Pris de scrupule, à la réflexion, l’historien appréhenda que cette seconde partie ne répondit pas aux fins didactiques qu’il se proposait. Les sujets qui s’y trouvaient traités, d’un intérêt disparu pour la plupart, risquaient, par surcroit, de rebuter l’attention. Estimant donc nécessaire de laisser « une part à l’oubli, » il résolut d’écarter tout ce qui ne s’adapterait pas rigoureusement au cadre qu’il s’était fixé.

De cette révision minutieuse et sévère sont sortis Dix ans d’Etudes Historiques. Mais avant de les envoyer à l’impression puisqu’on paraissait un peu trop l’oublier, l’initiateur de la renaissance historique au XIXe siècle voulut rappeler ce que lui devait la science. Il écrivit alors la préface célèbre, histoire de sa pensée et de ses livres, si pleine d’émotion et de noble fierté qui est peut-être son chef-d’œuvre et sûrement un chef-d’œuvre tout court.

Ces pages magistrales assurèrent la fortune de l’ouvrage.

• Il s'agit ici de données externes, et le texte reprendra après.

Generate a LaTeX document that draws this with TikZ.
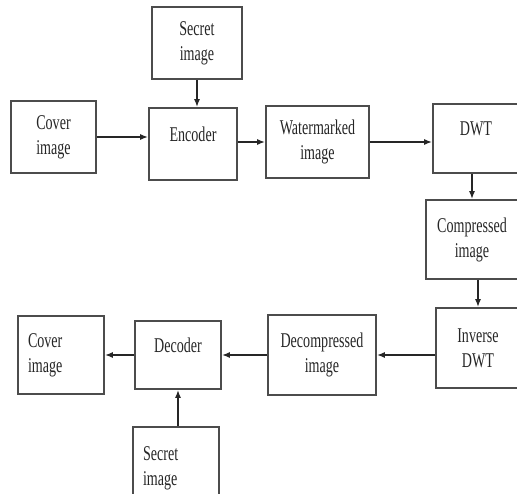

Des témoignages insignes d’admiration qu’elles provoquèrent alors, je ne retiendrai que celui de Michelet, le plus caractéristique, venant d’un rival de gloire, d’un adversaire d’école, et d’autant plus honorable pour lui.

« Tout ce qui sort de votre plume, monsieur, est pour moi un sujet d’étude non seulement historique, mais encore psychologique et morale. Cela porte toujours un caractère de vérité, de simplicité grave et de mesure dans la force qui me semble éminemment viril. S’il y a unité d’esprit, qu’importe la différence de procédé et de méthode ! Vos derniers fragments ont montré que dans l’inaction de la critique et des recherches érudites, vous avez acquis un nouveau mérite de style : la grâce. Cette grâce, cette douceur, cet abandon de tout sentiment amer sont une chose bien touchante et, permettez-moi de le dire, bien glorieuse pour vous. C’est l’indice d’une grande force d’âme d’avoir ainsi pardonné.

« Il eût été bien à souhaiter que tous les hommes de génie nous fissent ainsi connaître le progrès de leurs idées et nous initiassent à leur méthode. La plupart n’en ont rien dit, je leur en veux de ce silence.